Team-up against ticks and mosquitos

CAHFS and Minnesota Department of Health collaborate to make public health education more accessible

There are few things Minnesotans dread more than ticks and mosquitoes and, in recent years, the blood-thirsty bugs have increasingly become a public health threat. Between 2004 and 2016, the number of reported cases of vector-borne disease—which are spread through mosquito, tick, and flea bites—tripled in the United States, according to the U.S. Centers for Disease Control and Prevention. Diseases spread through tick bites alone doubled in the same timeframe. 

A collaboration between the Minnesota Department of Health (MDH), the Board of Animal Health (BAH), and the University of Minnesota will make it easier for Minnesotans to learn about the latest trends in vector-borne diseases, and how those in the veterinary field can respond to the growing number of pathogen-harboring tick and mosquito bites in the state. 

MDH will host a five-part webinar series every Tuesday in March, covering the impact Minnesota’s ticks and mosquitos have on human, environmental, and animal health. Each lunch hour training will be tailored to a particular audience, including tribal communities, outdoor enthusiasts, laboratorians, occupational workers, human healthcare workers, and homeowners. 
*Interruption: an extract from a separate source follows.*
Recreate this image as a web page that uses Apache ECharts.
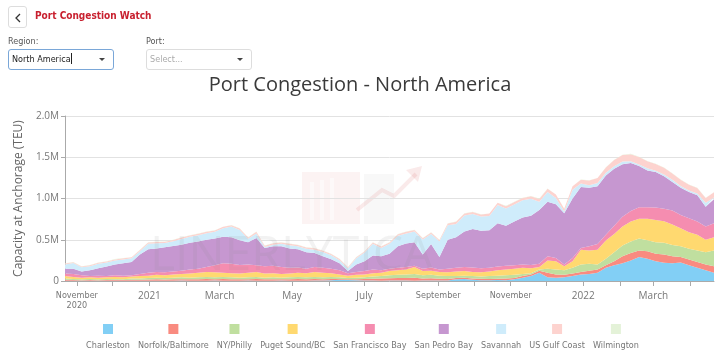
<!DOCTYPE html>
<html>
<head>
<meta charset="utf-8">
<script src="https://cdn.jsdelivr.net/npm/echarts@6/dist/echarts.min.js"></script>
<style>
  body { margin: 0; width: 720px; height: 354px; overflow: hidden; background: #fff; }
  #chart { position: absolute; left: 0; top: 0; width: 720px; height: 354px; }
  .ui { position: absolute; font-family: 'Liberation Sans Narrow', 'DejaVu Sans Condensed', 'Roboto', sans-serif; }
  .back { left: 8px; top: 6px; width: 19px; height: 22px; border: 1px solid #ddd; border-radius: 3px; box-sizing: border-box; }
  .back svg { position: absolute; left: 5px; top: 6px; }
  .app-title { left: 35px; top: 10px; font-size: 10px; font-weight: bold; color: #c8202f; }
  .lbl { top: 36px; font-size: 9px; color: #555; }
  .select { top: 49px; width: 106px; height: 21px; border: 1px solid #ddd; border-radius: 3px; box-sizing: border-box;
            font-size: 9px; line-height: 19px; padding-left: 3px; color: #222; background: #fff; }
  .select.active { border-color: #7aa7d8; }
  .select .ph { color: #aaa; }
  .cursor { display: inline-block; width: 1px; height: 11px; background: #222; vertical-align: -2px; }
  .caret { position: absolute; right: 8px; top: 8px; width: 0; height: 0;
           border-left: 3px solid transparent; border-right: 3px solid transparent; border-top: 3px solid #444; }
</style>
</head>
<body>
<div id="chart"></div>
<div class="ui back"><svg width="8" height="10"><polyline points="6,1 2,5 6,9" fill="none" stroke="#333" stroke-width="1.3"/></svg></div>
<div class="ui app-title">Port Congestion Watch</div>
<div class="ui lbl" style="left:8px">Region:</div>
<div class="ui select active" style="left:8px">North America<span class="cursor"></span><span class="caret"></span></div>
<div class="ui lbl" style="left:146px">Port:</div>
<div class="ui select" style="left:146px"><span class="ph">Select...</span><span class="caret"></span></div>
<script>
// weekly readings, thousand TEU at anchorage
const startDate = [2020, 9, 22]
const weekCount = 79

const ports = ['Charleston', 'Norfolk/Baltimore', 'NY/Philly', 'Puget Sound/BC', 'San Francisco Bay',
  'San Pedro Bay', 'Savannah', 'US Gulf Coast', 'Wilmington']
const colors = ['#82cff5', '#f98b80', '#c0df9f', '#ffd970', '#f58db0', '#c697d0', '#cfecfb', '#fdd3cf', '#e4f2d8']

const charleston = [3,2,2,3,2,3,3,2,3,4,3,4,3,4,5,4,3,4,5,4,3,4,5,4,3,4,5,4,3,4,5,6,8,
  15,12,10,6,5,4,5,6,5,4,5,6,5,6,
  20,25,15,8,10,12,10,
  20,40,60,100,45,40,45,60,80,85,100,160,190,215,250,290,270,240,220,215,225,190,160,130,100]
const norfolk = [12,10,8,9,8,9,11,10,12,11,15,16,15,16,17,16,19,21,17,21,19,16,17,21,17,18,15,18,22,18,20,16,17,
  10,8,12,19,23,26,27,29,30,34,25,26,23,19,
  15,15,15,18,15,16,20,
  15,20,20,25,55,40,30,30,30,40,40,30,50,85,90,80,90,90,100,85,65,70,70,70,80]
const nyPhilly = [15,13,10,13,10,13,11,8,15,15,17,20,17,20,23,20,23,25,23,25,23,20,23,25,20,23,20,23,25,23,25,23,25,
  20,15,18,20,27,30,38,40,45,47,40,43,37,35,
  25,25,30,29,35,37,40,
  40,25,15,15,50,60,55,70,90,85,60,80,110,130,140,145,135,140,145,135,130,130,140,150,190]
const pugetSound = [30,25,20,20,20,20,25,25,25,30,30,35,35,40,40,50,55,60,60,50,50,50,55,60,50,50,45,45,50,50,60,55,45,
  35,30,35,35,40,40,50,55,60,85,50,50,45,45,
  55,55,50,50,55,65,70,
  75,75,60,30,100,100,50,80,180,160,180,220,220,230,240,240,260,270,260,250,220,200,190,150,160]
const sanFrancisco = [30,35,30,15,25,15,20,20,15,25,35,35,35,35,40,50,50,60,85,115,115,105,100,80,90,90,85,70,65,55,60,60,55,
  50,30,35,40,45,30,30,30,30,15,30,40,30,45,
  45,50,55,50,45,45,45,
  40,40,40,40,50,40,20,40,20,50,70,70,100,120,130,140,140,150,150,170,160,170,160,160,170]
const sanPedro = [60,65,45,70,90,115,130,150,160,235,
  285,285,305,310,315,325,330,330,325,320,
  320,300,270,330,220,235,250,235,220,200,
  170,140,115,85,25,90,120,170,170,180,
  260,285,285,170,285,150,350,370,430,465,
  455,455,525,485,530,570,595,650,660,650,
  620,720,740,710,700,720,690,635,580,500,
  445,430,395,345,330,320,320,240,290]
const savannah = [50,67,52,50,55,48,50,47,45,42,
  67,63,51,57,69,72,76,79,82,104,
  131,124,42,57,12,19,31,39,37,41,
  39,52,46,38,35,77,105,142,99,121,
  129,122,129,182,119,191,175,162,193,181,
  172,174,221,209,207,209,207,100,119,77,
  22,107,42,32,37,32,32,32,22,17,
  27,17,22,27,22,17,22,47,22]
const gulfCoast = [12,10,10,12,12,14,12,15,12,15,15,14,16,15,18,15,16,18,15,18,16,
  18,15,20,15,18,16,18,15,16,18,15,16,14,12,10,12,15,18,16,18,20,18,15,18,16,
  22,25,24,26,25,28,26,28,30,28,30,
  35,38,40,35,40,45,
  55,60,65,75,80,85,90,85,80,80,75,75,70,65,60,65]
const wilmington = [3,2,3,3,2,3,4,3,2,3,3,4,3,3,2,3,4,3,3,2,3,3,4,3,2,3,3,4,3,3,2,3,3,
  2,2,3,3,4,3,3,2,3,4,3,3,2,3,
  3,4,3,3,2,3,4,
  3,3,4,4,3,3,2,3,4,4,3,3,4,4,5,4,4,3,4,3,3,4,3,3,4]

const values = [charleston, norfolk, nyPhilly, pugetSound, sanFrancisco, sanPedro, savannah, gulfCoast, wilmington]

const dates = []
for (let i = 0; i < weekCount; i++) {
  dates.push(new Date(startDate[0], startDate[1], startDate[2] + i * 7).getTime())
}

const monthNames = ['January','February','March','April','May','June','July','August','September','October','November','December']
const DAY = 24 * 3600 * 1000

const series = ports.map((name, i) => ({
  name: name,
  type: 'line',
  stack: 'total',
  symbol: 'none',
  showSymbol: false,
  lineStyle: { width: 0 },
  itemStyle: { color: colors[i] },
  areaStyle: { color: colors[i], opacity: 1 },
  emphasis: { disabled: true },
  data: dates.map((d, j) => [d, values[i][j] * 1000])
}))

const legendRich = { t: { fontSize: 9, color: '#777', align: 'center', padding: [7, 0, 0, 0],
  fontFamily: "'Liberation Sans Narrow', 'DejaVu Sans Condensed', sans-serif" } }
colors.forEach((c, i) => { legendRich['b' + i] = { width: 10, height: 10, backgroundColor: c, align: 'center' } })

const chart = echarts.init(document.getElementById('chart'))
chart.setOption({
  animation: false,
  title: {
    text: 'Port Congestion - North America',
    left: 'center', top: 75, padding: 0,
    textStyle: { fontSize: 20, fontWeight: 'normal', color: '#3a3a3a', fontFamily: "'Open Sans', sans-serif" }
  },
  grid: { left: 65, right: 6, top: 116, bottom: 73 },
  legend: {
    bottom: 4, left: 'center', padding: 0,
    itemWidth: 0, itemHeight: 0, itemGap: 3,
    icon: 'rect',
    data: ports,
    formatter: name => '{b' + ports.indexOf(name) + '|}\n{t|' + name + '}',
    textStyle: { rich: legendRich }
  },
  xAxis: {
    type: 'time',
    min: dates[0],
    max: dates[dates.length - 1],
    splitNumber: 18,
    minInterval: 28 * DAY,
    maxInterval: 31 * DAY,
    axisLine: { lineStyle: { color: '#aaa' } },
    axisTick: { show: true, length: 5, lineStyle: { color: '#aaa' } },
    splitLine: { show: false },
    axisLabel: {
      color: '#777', fontSize: 10, margin: 10, hideOverlap: false,
      fontFamily: "'Open Sans', sans-serif",
      rich: { s: { fontSize: 9, color: '#777', lineHeight: 10, fontFamily: "'Liberation Sans Narrow', 'DejaVu Sans Condensed', sans-serif" } },
      formatter: function (value) {
        const d = new Date(value)
        if (d.getDate() !== 1 || d.getHours() !== 0) return ''
        const m = d.getMonth()
        if (m === 10 && d.getFullYear() === 2020) return '{s|November}\n{s|2020}'
        if (m === 0) return String(d.getFullYear())
        if (m === 8 || m === 10) return '{s|' + monthNames[m] + '}'
        if (m % 2 === 0) return monthNames[m]
        return ''
      }
    }
  },
  yAxis: {
    type: 'value',
    min: 0, max: 2000000, interval: 500000,
    name: 'Capacity at Anchorage (TEU)',
    nameLocation: 'middle',
    nameGap: 37,
    nameTextStyle: { fontSize: 12, color: '#666', fontFamily: "'Open Sans', sans-serif" },
    axisLine: { show: true, lineStyle: { color: '#aaa' } },
    axisTick: { show: true, length: 4, lineStyle: { color: '#aaa' } },
    splitLine: { lineStyle: { color: '#e2e2e2' } },
    axisLabel: {
      color: '#777', fontSize: 10, margin: 6, fontFamily: "'Open Sans', sans-serif",
      formatter: v => v === 0 ? '0' : (v / 1000000).toFixed(1) + 'M'
    }
  },
  graphic: [
    { type: 'group', left: 302, top: 166, silent: true, z: 100, children: [
      { type: 'rect', shape: { x: 0, y: 12, width: 58, height: 52 }, style: { fill: 'rgba(215,80,80,0.07)' } },
      { type: 'rect', shape: { x: 8, y: 22, width: 4, height: 38 }, style: { fill: 'rgba(255,255,255,0.5)' } },
      { type: 'rect', shape: { x: 18, y: 20, width: 4, height: 40 }, style: { fill: 'rgba(255,255,255,0.5)' } },
      { type: 'rect', shape: { x: 28, y: 18, width: 4, height: 42 }, style: { fill: 'rgba(255,255,255,0.5)' } },
      { type: 'rect', shape: { x: 62, y: 14, width: 30, height: 50 }, style: { fill: 'rgba(150,150,150,0.07)' } },
      { type: 'polyline', shape: { points: [[55, 50], [80, 30], [92, 36], [114, 14]] }, style: { stroke: 'rgba(215,80,80,0.12)', lineWidth: 4, fill: null } },
      { type: 'polygon', shape: { points: [[104, 10], [120, 6], [116, 22]] }, style: { fill: 'rgba(215,80,80,0.12)' } }
    ] },
    { type: 'text', left: 150, top: 232, silent: true, z: 100,
      style: { text: 'LINERLYTICA', fontSize: 48, fill: 'rgba(140,140,140,0.11)', fontFamily: "'Open Sans', sans-serif" } }
  ],
  series: series
})
</script>
</body>
</html>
Save the Date graphic for ticks the webinar series

For the series’ final installment on March 31, MDH collaborated the University of Minnesota’s Center for Animal Health and Food Safety (CAHFS) to convene experts from the College of Veterinary Medicine (CVM) to develop a curriculum geared towards the state’s veterinarians and veterinary technicians.   

“Education is a big part of public health and trying to reach busy people is always a challenge,” says Jenna Bjork, DVM, MPH, senior epidemiologist with the Minnesota Department of Health Vectorborne Diseases Unit. “Offering a series of seminars that cover a similar topic, designing each for a different audience, and putting the series online creates better access to science-based, timely information.”

The webinar co-led by Janice Mladonicky, DVM, MPH, a current resident in CAHFS’s Veterinary Public Health and Preventive Medicine (VPHPM) residency program, will cover clinical signs and diagnostic techniques. Stacey Schwabenlander, DVM, MPH, DACVPM, from the BAH will explain reporting protocol for vector-borne diseases that impact animals, with a particular focus on Rocky Mountain spotted fever and tularemia, a disease carried by ticks and biting flies that must be reported to the Minnesota Board of Animal Health. In addition, CVM is offering one credit of continuing education to attending veterinarians and veterinary technicians who are licensed in Minnesota. 

CAHFS and MDH will join forces again this summer to deliver training in the use of analytical tools to inform and support policy, taught by a team of veterinarians from Australia, New Zealand, Kuwait, Spain, and the United States. Developed in part by director of the VPHPM residency program, Michael Mahero, DVM, MPH, DACVPM, these in-person trainings and interdepartmental partnerships within the university allow animal-focused experts to develop a broader skill set.

“Consistent with the land grant mission of the University, partnerships with private and public entities such as the MDH are an important pathway for CAHFS to ensure scholarly material generated within the college is impacting lives across the state and the world,” says Mahero.